▸ **Description of the task**: Which lines contain the word "this"? Return each of them as written.

* start Raw data *

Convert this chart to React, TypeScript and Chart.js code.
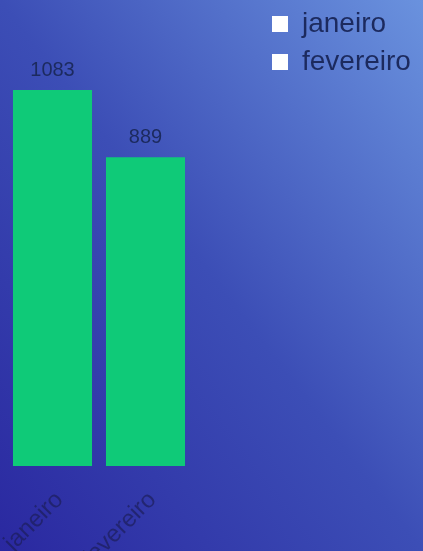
import React, { useEffect, useRef } from "react";
import { Chart, registerables } from "chart.js";

Chart.register(...registerables);

const categories = ["janeiro", "fevereiro"];
const values = [1083, 889];
const yMax = 1342;

const TEXT = "#1c2a5e";
const BAR = "#0fca78";
const LEGEND_WIDTH = 161;

const valueLabels = {
  id: "valueLabels",
  afterDatasetsDraw(chart: any) {
    const ctx = chart.ctx;
    ctx.save();
    ctx.font = "20px 'Liberation Sans', Arial, sans-serif";
    ctx.fillStyle = TEXT;
    ctx.textAlign = "center";
    ctx.textBaseline = "alphabetic";
    chart.getDatasetMeta(0).data.forEach((bar: any, i: number) => {
      ctx.fillText(String(values[i]), bar.x, bar.y - 14);
    });
    ctx.restore();
  },
};

const legendWidthFix = {
  id: "legendWidthFix",
  beforeLayout(chart: any) {
    const lg = chart.legend;
    if (lg && !lg.__patched) {
      const orig = lg.fit.bind(lg);
      lg.fit = function () {
        orig();
        this.width = LEGEND_WIDTH;
      };
      lg.__patched = true;
    }
  },
};

export default function App() {
  const ref = useRef<HTMLCanvasElement>(null);
  useEffect(() => {
    if (!ref.current) return;
    const chart = new Chart(ref.current, {
      type: "bar",
      data: {
        labels: categories,
        datasets: [
          {
            label: "valores",
            data: values,
            backgroundColor: BAR,
            borderWidth: 0,
            categoryPercentage: 1,
            barPercentage: 0.85,
          },
        ],
      },
      options: {
        animation: false,
        responsive: true,
        maintainAspectRatio: false,
        layout: { padding: { left: 6, right: 0, top: 0, bottom: 0 } },
        plugins: {
          tooltip: { enabled: false },
          legend: {
            position: "right",
            align: "start",
            labels: {
              boxWidth: 16,
              boxHeight: 16,
              padding: 10,
              color: TEXT,
              font: { size: 28, family: "'Liberation Sans', Arial, sans-serif" },
              generateLabels: () =>
                categories.map((c, i) => ({
                  text: c,
                  fillStyle: "#ffffff",
                  strokeStyle: "#ffffff",
                  lineWidth: 0,
                  hidden: false,
                  index: i,
                  datasetIndex: 0,
                  fontColor: TEXT,
                })),
            },
          },
        },
        scales: {
          x: {
            grid: { display: false },
            border: { display: false },
            ticks: {
              color: "rgba(28,30,90,0.7)",
              font: { size: 24, family: "'Liberation Sans', Arial, sans-serif" },
              minRotation: 45,
              maxRotation: 45,
              padding: 12,
              labelOffset: 7,
            },
            afterFit: (s: any) => {
              s.height = 85;
              s.paddingLeft = 0;
              s.paddingRight = 0;
            },
          },
          y: {
            display: false,
            min: 0,
            max: yMax,
          },
          yR: {
            position: "right",
            display: true,
            grid: { display: false },
            border: { display: false },
            ticks: { display: false },
            afterFit: (s: any) => {
              s.width = 70;
            },
          },
        },
      },
      plugins: [valueLabels, legendWidthFix],
    });
    return () => chart.destroy();
  }, []);

  return (
    <div
      style={{
        position: "fixed",
        left: 0,
        top: 0,
        width: "100vw",
        height: "100vh",
        background:
          "linear-gradient(to top right, #2a28a0 0%, #3c4eb6 50%, #6a92de 100%)",
      }}
    >
      <canvas ref={ref} />
    </div>
  );
}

* end Raw data *

▸ **Result below**:
Convert this chart to React, TypeScript and Chart.js code.
        this.width = LEGEND_WIDTH;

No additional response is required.